En gran parte como consecuencia de lo anterior, hay un rasgo distintivo de la lucha armada nicaragüense y es la presencia activa de los cristianos en ella. No se trata de que hayan peleado laicos cristianos: en América Latina, hasta los más ateos de los militantes lo son. Tampoco son lo que Jean Paul Sartre hubiese llamado chrétiens de service, es decir, algún curita que de tiempo en tiempo mostraban los comunistas para dárselas de amplios y «mano tendida». Se trata de algo más profundo y peculiar: militantes cristianos que, en su apostolado social, se vieron a la vez profundamente implicados en la miseria y en las luchas del «pueblo de Dios» y empujados a la acción revolucionaria por la cerrazón oscurantista de la oligarquía.
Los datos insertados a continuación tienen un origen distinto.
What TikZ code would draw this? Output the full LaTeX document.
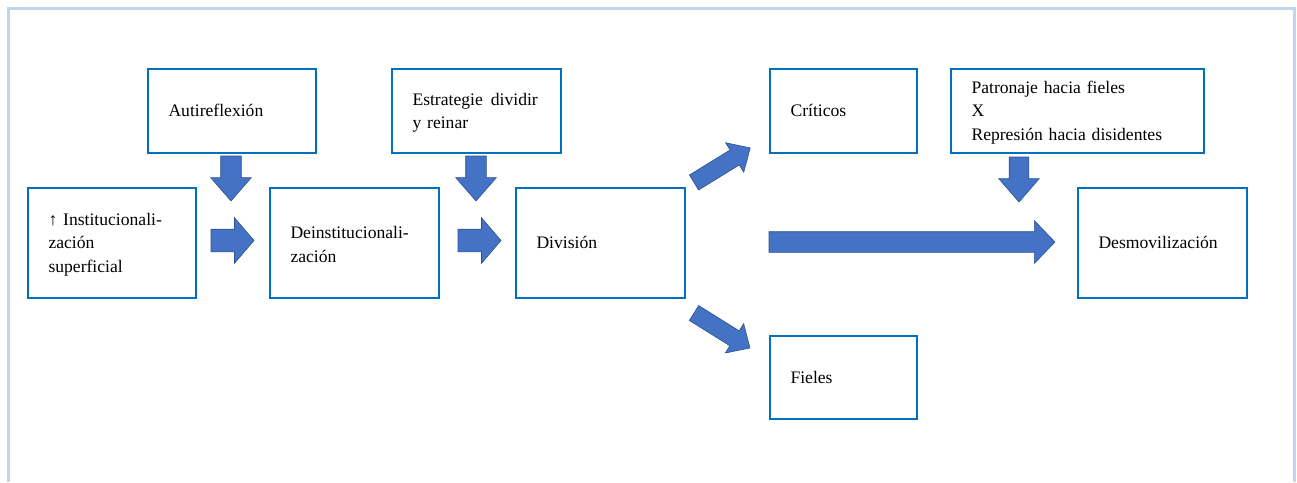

Pero tal vez el rasgo más propio, específico de la Revolución Sandinista es, desde el inicio, su carácter de guerra nacional de independencia. En los años 60 del siglo pasado, el presidente venezolano Antonio Guzmán Blanco trazó una línea divisoria entre «sus» liberales y los conservadores. Los suyos eran los descendientes de los libertadores, mientras que los de la acera de enfrente eran descendientes de los realistas o «godos». Pero esa podía ser tachada de una afirmación huecamente retórica. Otra cosa hubiese sido si Bolívar hubiese muerto antes de rematar la Independencia, y Morillo hubiese instalado una dinastía en Venezuela. Si los liberales hubiesen llamado al suyo en esas condiciones «partido bolivariano», la cosa hubiese sido muy clara. Fue lo que sucedió en Nicaragua. Los sandinistas, que tomaron la bandera de liberación nacional de Sandino, combatían a la dinastía Somoza, la misma que habían dado los norteamericanos en el poder.